Tarafların karşılıklı iddia ve savunmaları, benimsenen bilirkişi kurulu raporu, toplanıp birlikte değerlendirilen tüm delillere göre; taraflar arasında imzalanan eser sözleşmelerine konu işlerin davacı yüklenici tarafından yapılarak süresinde iş sahibine teslim edildiği, işbu durumun taraf şirketlerin personelleri tarafından tutanak altına alındığı anlaşılmıştır. Bu haliyle kanıt yükü kendisine geçen davalı tarafça işin ayıplı olduğu yönünde def’i ileri sürülmüş ise de; davacıya bir ayıp ihbarında bulunulmadığı, eserin teslim alınırken ihtirazi kayıt ileri sürülmediği, ayrıca bu hakkın saklı tutulduğu da davalı tarafça kanıtlanamamıştır. Bu durumda yüklenilen işlerin eksiksiz ve süresinde davalı tarafa teslim edildiğinin kabulü gerekmiştir. Dolayısıyla, eser sözleşmeleri gereği davacı tarafça yüklenilen işler davalıya teslim edildiğine ve kanıt yükü kendisinde olan davalı tarafça ayıp iddiası ve ihbarı kanıtlanamadığına göre davacı hakedişinden kesilen ve miktar itibariyle ihtilaf konusu olmayan bakiye bedellerin davalıdan tahsili gerektiği kanaatine varıldığından davanın kabulüne ilişkin aşağıdaki kararı vermek gerekmiştir.

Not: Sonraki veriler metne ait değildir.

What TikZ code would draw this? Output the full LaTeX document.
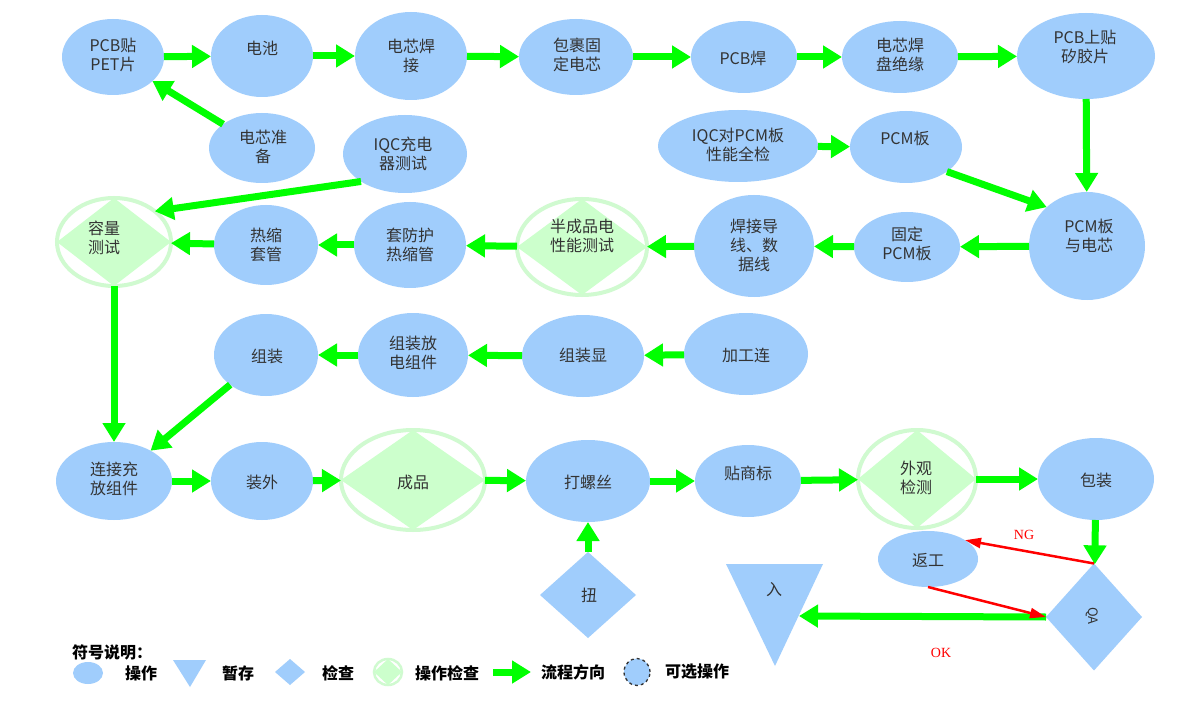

KARAR: Yukarıda gerekçesi açıklandığı üzere;
Davanın KABULÜNE,
1-Toplam 624.132,93 USD ve 16.494,70 EURO’nun dava tarihi olan 30/12/2014 tarihinden itibaren 3095 Sayılı Yasanın 4/a.maddesi gereğince hesaplanacak faizleri ile birlikte davalıdan alınarak davacıya ödenmesine,
2-Alınması gerekli 101.869,38-TL karar ve ilam harcından 25.467,35-TL peşin harcın mahsubu ile geriye kalan 76.402,03-TL harcın davalıdan alınıp maliyeye gelir kaydına,
3-Davacı taraf vekille temsil olunduğundan Avukatlık Asgari Ücret Tarifesi uyarınca hesap ve taktir olunan 68.688,42-TL vekalet ücretinin davalıdan alınıp davacıya verilmesine,
4-Davacı tarafça yatırılan 25,20 TL başvuru harcı, 25.467,35 TL peşin ve tamamlama harcı, 3,80 TL vekalet harcı, 8.000 TL bilirkişi ücreti ve 1.064,50 TL tebligat giderlerinin toplamı 34.560,85 TL yargılama giderinin davalıdan alınıp davacıya verilmesine,
5-Taraflarca yatırılan gider avansından geriye kalanın karar kesinleştiğinde talep halinde taraflara iadesine,
Dair, gerekçeli kararın tebliğinden itibaren iki hafta içerisinde İstanbul Bölge Adliye Mahkemesi nezdinde istinaf kanun yolu açık olmak üzere oy birliğiyle verilen karar açıkca okunup, usulen anlatıldı.
Başkan …
¸e-imzalı
Üye …
¸e-imzalı
Üye …
¸e-imzalı
Katip …
¸e-imzalı
Bu belge 5070 sayılı Yasa uyarınca güvenli E-İMZA ile imzalanmıştır.